Why does the following give an error and how would you fix it?
> ggplot(data = penguins) +
+ geom_point()
Error in `geom_point()`:
! Problem while setting up geom.
ℹ Error occurred in the 1st layer.
Caused by error in `compute_geom_1()`:
! `geom_point()` requires the following missing aesthetics:
x and y
Run `rlang::last_trace()` to see where the error occurred.
There is an error becaus no aesthetics are provided for x and y axes
What does the na.rm argument do in geom_point()? What is the default value of the argument? Create a scatterplot where you successfully use this argument set to TRUE.

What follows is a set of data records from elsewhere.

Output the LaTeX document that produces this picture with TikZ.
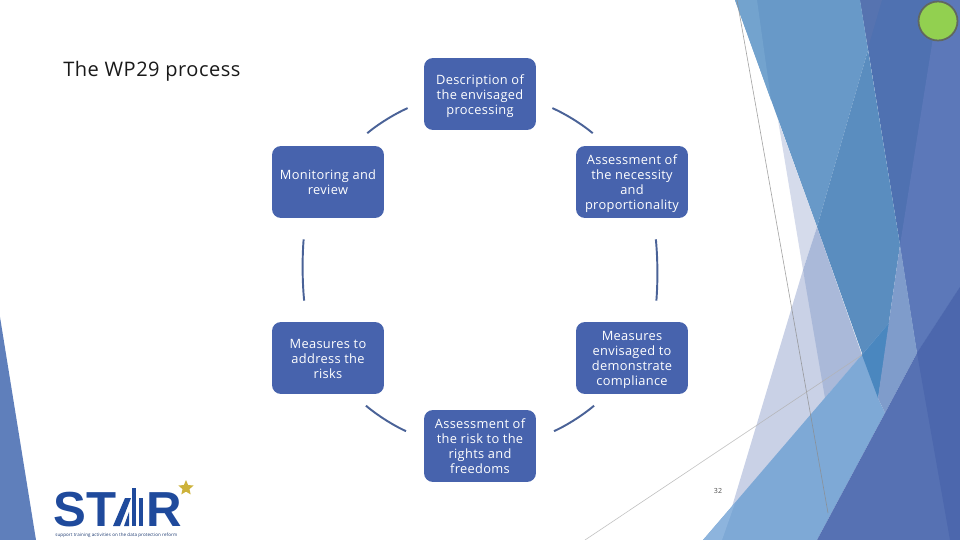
\documentclass[tikz,border=0pt]{standalone}
\usepackage{fontspec}
\setmainfont[LetterSpace=2.5]{Open Sans}
\newfontfamily\logofont{Liberation Sans}
\usetikzlibrary{shapes.geometric}
\newcommand{\topgap}{\rule{0pt}{7.9pt}}
\definecolor{boxblue}{HTML}{4763AD}
\definecolor{arcblue}{HTML}{4A6297}
\definecolor{logoblue}{HTML}{1F4A9C}
\definecolor{logostar}{HTML}{CDB23A}
\definecolor{badgegreen}{HTML}{92D050}
\definecolor{badgerim}{HTML}{606860}
\definecolor{facetleft}{HTML}{5F7FBB}
\definecolor{facettop}{HTML}{6899C8}
\definecolor{facetedge}{HTML}{73A3CE}
\definecolor{facetmid}{HTML}{5A8DBF}
\definecolor{facetdark}{HTML}{4F71B1}
\definecolor{facetnotch}{HTML}{5673B0}
\definecolor{facetperi}{HTML}{5C78B9}
\definecolor{facetpale}{HTML}{D5DBEB}
\definecolor{facetlav}{HTML}{C9D1E6}
\definecolor{facetgrey}{HTML}{AAB9D9}
\definecolor{facetsky}{HTML}{7EA9D6}
\definecolor{facetskylt}{HTML}{8DB4DD}
\definecolor{facetdeep}{HTML}{4A87BF}
\definecolor{facetstrip}{HTML}{7F9CCB}
\definecolor{facetlow}{HTML}{5671B3}
\definecolor{facetlowdk}{HTML}{4C67AD}
\tikzset{
  stage/.style={rectangle,rounded corners=0.18cm,fill=boxblue,text=white,align=center,
    minimum width=2.24cm,minimum height=1.44cm,inner sep=0pt,
    font=\fontsize{7.3}{8.5}\selectfont,
    execute at end node={\rule[-2pt]{0pt}{2pt}}},
  linkarc/.style={draw=arcblue,line width=1.1pt,shorten <=10pt,shorten >=11pt},
  sidearc/.style={draw=arcblue,line width=1.1pt,shorten <=12pt,shorten >=12pt},
  logoletter/.style={anchor=base,inner sep=0pt,text=logoblue,font=\logofont\bfseries\fontsize{28}{28}\selectfont}
}
\begin{document}
\begin{tikzpicture}[x=0.02cm,y=-0.02cm]
\useasboundingbox (0,0) rectangle (960,540);
% facets
\fill[facetleft] (0,317) -- (36,540) -- (0,540) -- cycle;
\fill[facetdark] (860,0) -- (960,0) -- (960,287) -- (917,353) -- (900,245) -- cycle;
\fill[facetnotch] (860,0) -- (882,0) -- (868,48) -- cycle;
\fill[facetperi] (939,0) -- (960,0) -- (960,287) -- (917,353) -- (900,245) -- cycle;
\fill[facettop] (735,0) -- (860,0) -- (868,50) -- (817,227) -- cycle;
\fill[facetedge] (735,0) -- (757,0) -- (771,100) -- cycle;
\fill[facetmid] (868,50) -- (900,245) -- (878,398) -- (817,227) -- cycle;
\fill[facetpale] (778,120) -- (817,227) -- (803,270) -- cycle;
\fill[facetlav] (803,270) -- (830,400) -- (728,520) -- cycle;
\fill[facetgrey] (817,227) -- (862,355) -- (825,398) -- (803,270) -- cycle;
\fill[facetsky] (703,540) -- (890,322) -- (878,398) -- (885,413) -- (817,540) -- cycle;
\fill[facetskylt] (703,540) -- (735,503) -- (722,540) -- cycle;
\fill[facetdeep] (862,355) -- (890,322) -- (878,398) -- cycle;
\fill[facetstrip] (900,245) -- (917,353) -- (885,413) -- (878,398) -- cycle;
\fill[facetlow] (817,540) -- (885,413) -- (917,353) -- (960,287) -- (960,540) -- cycle;
\fill[facetlowdk] (917,353) -- (960,287) -- (960,540) -- (950,540) -- cycle;
\draw[black!45,line width=0.35pt,opacity=0.8] (737,0) -- (828,513);
\draw[black!30,line width=0.35pt,opacity=0.8] (585,540) -- (862,355);
\node[circle,fill=badgegreen,draw=badgerim,line width=1pt,minimum size=0.78cm,inner sep=0pt] (badge) at (938,21) {};
% title and page number
\node[anchor=base west,inner sep=0pt,text=black!90,font=\fontsize{11.4}{13}\selectfont] (title) at (63,77) {The WP29 process};
\node[inner sep=0pt,text=black!70,font=\fontsize{4}{5}\selectfont] (page) at (718,491) {32};
% stages
\node[stage] (desc) at (480,94) {\topgap Description of\\the envisaged\\processing};
\node[stage] (necess) at (632,182) {\topgap Assessment of\\the necessity\\and\\proportionality};
\node[stage] (demo) at (632,358) {\topgap Measures\\envisaged to\\demonstrate\\compliance};
\node[stage] (risk) at (480,446) {\topgap Assessment of\\the risk to the\\rights and\\freedoms};
\node[stage] (address) at (328,358) {\topgap Measures to\\address the\\risks};
\node[stage] (monitor) at (328,182) {\topgap Monitoring and\\review};
\path[linkarc]
(desc.187) edge[bend right=8] (monitor.56)
(desc.353) edge[bend left=8] (necess.124)
(address.304) edge[bend right=8] (risk.173)
(demo.236) edge[bend left=8] (risk.7);
\path[sidearc]
(monitor.238.6) edge[bend right=5] (address.121.4)
(necess.301.4) edge[bend left=5] (demo.58.6);
% logo
\node[logoletter] (logoS) at (69.5,526) {S};
\node[logoletter] (logoT) at (102,526) {T};
\node[logoletter] (logoR) at (164,526) {R};
\fill[logoblue] (113,526) -- (120,526) -- (131,498) -- (125,498) -- cycle;
\fill[logoblue] (124,526) -- (129,526) -- (129,512) -- cycle;
\fill[logoblue] (132,488) rectangle (136,526);
\fill[logoblue] (139,498) rectangle (143,526);
\node[star,star points=5,star point ratio=2.2,fill=logostar,inner sep=0pt,minimum size=0.32cm] (goldstar) at (186,488) {};
\node[anchor=west,inner sep=0pt,text=logoblue!70!black,font=\fontsize{2.55}{3}\selectfont] (tagline) at (55,535) {support training activities on the data protection reform};
\end{tikzpicture}
\end{document}
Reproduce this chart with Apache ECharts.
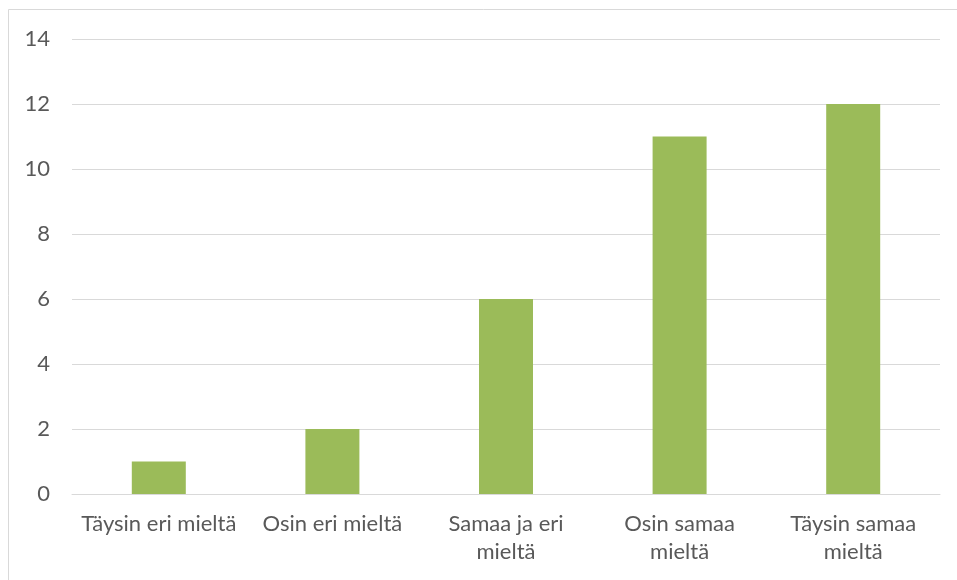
<!DOCTYPE html>
<html>
<head>
<meta charset="UTF-8">
<title>Vastaukset</title>
<style>
  html, body { margin: 0; padding: 0; background: #fff; }
  #main { width: 957px; height: 580px; }
</style>
<script src="https://cdn.jsdelivr.net/npm/echarts@6/dist/echarts.min.js"></script>
</head>
<body>
<div id="main"></div>
<script>
var categories = ['Täysin eri mieltä', 'Osin eri mieltä', 'Samaa ja eri\nmieltä', 'Osin samaa\nmieltä', 'Täysin samaa\nmieltä'];
var values = [1, 2, 6, 11, 12];
var yMin = 0, yMax = 14, yStep = 2;

var myChart = echarts.init(document.getElementById('main'));
var option = {
    animation: false,
    backgroundColor: '#fff',
    graphic: [{
        type: 'rect',
        shape: { x: 8.5, y: 9.5, width: 1000, height: 620 },
        style: { fill: 'none', stroke: '#d9d9d9', lineWidth: 1 }
    }],
    grid: { left: 72, right: 17, top: 39, bottom: 86 },
    xAxis: {
        type: 'category',
        data: categories,
        axisLine: { lineStyle: { color: '#d9d9d9', width: 1 } },
        axisTick: { show: false },
        axisLabel: {
            interval: 0,
            margin: 16,
            color: '#595959',
            fontFamily: 'Lato',
            fontSize: 22,
            lineHeight: 28
        }
    },
    yAxis: {
        type: 'value',
        min: yMin,
        max: yMax,
        interval: yStep,
        axisLine: { show: false },
        axisTick: { show: false },
        splitLine: { lineStyle: { color: '#d9d9d9', width: 1 } },
        axisLabel: {
            margin: 22,
            color: '#595959',
            fontFamily: 'Lato',
            fontSize: 22
        }
    },
    series: [{
        type: 'bar',
        data: values,
        barWidth: 54,
        itemStyle: { color: '#9bbb59' }
    }]
};
myChart.setOption(option);
</script>
</body>
</html>
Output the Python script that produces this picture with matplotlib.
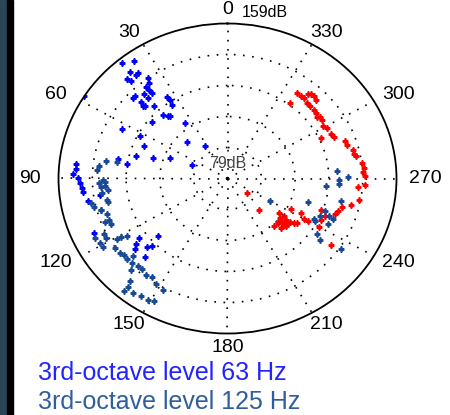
import numpy as np
import matplotlib
matplotlib.use("Agg")
import matplotlib.pyplot as plt
import matplotlib.patches as mpatches

# angles in degrees (0 = up, counter-clockwise), levels in dB
th_63 = [40, 36, 40, 38, 39, 43, 42, 36, 37, 39, 39, 42, 46, 47, 46, 47, 46, 42, 39, 43,
         34, 34, 35, 43, 41, 40, 51, 62, 67, 63, 58, 35, 45, 32, 67, 69, 73, 75, 81, 79,
         84, 86, 88, 90, 92, 94, 96, 126, 128, 130, 133, 134, 136, 132, 100, 114, 98]
db_63 = [157, 154, 151, 148, 148, 149, 147, 143, 141, 140, 138, 138, 140, 140, 136, 134, 133, 135, 136, 130,
         130, 128, 125, 124, 122, 121, 125, 126, 122, 135, 159, 114, 106, 99, 97, 108, 116, 124, 127, 132,
         151, 151, 152, 150, 149, 148, 148, 131, 134, 136, 131, 129, 135, 123, 146, 148, 140]

th_125 = [81, 81, 84, 86, 92, 94, 91, 92, 94, 96, 97, 101, 103, 105, 101, 102, 105, 108, 111, 113,
          111, 116, 116, 119, 121, 118, 121, 121, 122, 124, 127, 129, 131, 132, 134, 137, 139, 142, 145, 148,
          152, 139, 140, 140, 143, 146, 149, 151, 136, 274, 271, 269, 267, 265, 258, 252, 240, 243, 242, 250,
          248, 247, 244, 246, 236, 234, 236]
db_125 = [132, 137, 140, 141, 140, 139, 138, 137, 137, 136, 139, 145, 144, 141, 137, 137, 141, 139, 139, 139,
          141, 144, 149, 148, 148, 144, 140, 138, 135, 143, 143, 142, 142, 139, 142, 141, 141, 142, 141, 143,
          144, 149, 152, 155, 153, 152, 152, 151, 145, 131, 136, 132, 132, 126, 134, 119, 102, 125, 126, 128,
          131, 133, 132, 127, 130, 133, 144]

th_red = [323, 321, 319, 319, 318, 316, 314, 323, 316, 314, 311, 309, 307, 306, 304, 301, 295, 299, 295, 293,
          289, 287, 284, 282, 281, 277, 275, 273, 271, 267, 266, 260, 257, 255, 252, 250, 247, 244, 240, 240,
          240, 243, 242, 233, 234, 223, 232, 234, 229, 228, 226, 222, 229, 234, 235, 235, 250, 231, 232, 231,
          225, 227]
db_red = [134, 134, 134, 137, 138, 138, 137, 128, 133, 133, 133, 133, 132, 133, 133, 132, 128, 133, 133, 134,
          138, 138, 140, 140, 141, 143, 144, 143, 144, 144, 141, 142, 139, 135, 134, 133, 129, 128, 129, 123,
          121, 118, 113, 116, 109, 101, 91, 112, 113, 115, 112, 112, 116, 118, 119, 139, 126, 111, 114, 116,
          115, 112]

angle_ticks = list(range(0, 360, 30))
r_min, r_max = 79, 159
r_rings = [95, 111, 127, 143]

fig = plt.figure(figsize=(4.5, 4.15), dpi=100)
# dark edge of the screenshot on the left
fig.patches.append(mpatches.Rectangle((0, 0), 7 / 450, 1, transform=fig.transFigure,
                                      color="#2c4658", zorder=0))
fig.patches.append(mpatches.Rectangle((7 / 450, 0), 6 / 450, 1, transform=fig.transFigure,
                                      color="black", zorder=0))

ax = fig.add_axes([58.5 / 450, 81.5 / 415, 338 / 450, 310 / 415], projection="polar")
ax.set_aspect("auto")  # reference is stretched sideways
ax.set_theta_zero_location("N")
ax.set_theta_direction(1)
ax.set_ylim(r_min, r_max)

dots = (0, (1, 4.5))
ax.set_rgrids(r_rings, labels=[])
ax.set_thetagrids(angle_ticks, labels=[])
ax.grid(True, color="black", linestyle=dots, linewidth=1.2)
ax.spines["polar"].set_linewidth(1.3)

# angle labels around the rim
for a in angle_ticks:
    s, c = np.sin(np.radians(a)), np.cos(np.radians(a))
    ax.text(0.5 - 0.5 * 1.17 * s, 0.5 + 0.5 * 1.09 * c, str(a), transform=ax.transAxes,
            ha="center", va="center", fontsize=14, family="Liberation Sans")
ax.text(0.543, 1.034, "%ddB" % r_max, transform=ax.transAxes, ha="left", va="center",
        fontsize=11.5, family="Liberation Sans")
ax.text(0.5, 0.55, "%ddB" % r_min, transform=ax.transAxes, ha="center", va="center",
        fontsize=11.5, family="Liberation Sans", color="#444444")

mk = dict(marker="+", linestyle="none", markersize=5, markeredgewidth=1.8)
ax.plot(np.radians(th_red), db_red, color="#ff0000", **mk)
ax.plot(np.radians(th_63), db_63, color="#0000ff", **mk)
ax.plot(np.radians(th_125), db_125, color="#1a4a96", **mk)

fig.text(38 / 450, 1 - 373 / 415, "3rd-octave level 63 Hz", color="#2323ff",
         fontsize=18, family="Liberation Sans", va="center")
fig.text(38 / 450, 1 - 402 / 415, "3rd-octave level 125 Hz", color="#2f5e9e",
         fontsize=18, family="Liberation Sans", va="center")

fig.savefig("out.png", dpi=100)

na.rm if set to TRUE removes the missing values silently. na.rm is set to FALSE removes the missing values with a warning. The default value is FALSE, and shows the warning message
ggplot(data=penguins, mapping=aes(x=species, y=bill_depth_mm)) + geom_point(mapping=aes(color=species, shape=species), na.rm=FALSE) + geom_smooth(method=”lm”) + labs(title=”Bill Depth and Bill Length”, subtitle=”Dimensions for Adelie, Chinstrap, and Gentoo”, x=”Bill Length (mm)”, y=”Bill Depth (mm)”, color=”Species”, shape=”Species”) + scale_color_colorblind()
geom_smooth()
using formula = ‘y ~ x’ Warning messages: 1: Removed 2 rows containing non-finite values (stat_smooth()
). 2: Removed 2 rows containing missing values (geom_point()
).
Add the following caption to the plot you made in the previous exercise: “Data come from the palmerpenguins package.” Hint: Take a look at the documentation for labs().
> ggplot(data=penguins, mapping=aes(x=bill_length_mm, y=bill_depth_mm)) + geom_point(mapping=aes(color=species, shape=species)) + geom_smooth(method="lm") + labs(caption="Data is from the palmerpenguins package",title="Bill Depth and Bill Length", subtitle="Dimensions for Adelie, Chinstrap, and Gentoo", x="Bill Length (mm)", y="Bill Depth (mm)", color="Species", shape="Species") + scale_color_colorblind()
Recreate the following visualization. What aesthetic should bill_depth_mm be mapped to? And should it be mapped at the global level or at the geom level?
> ggplot(data=penguins, mapping=aes(x=flipper_length_mm, y=body_mass_g)) + geom_point(mapping=aes(color=bill_depth_mm)) + geom_smooth() + labs(caption="Data is from the palmerpenguins package")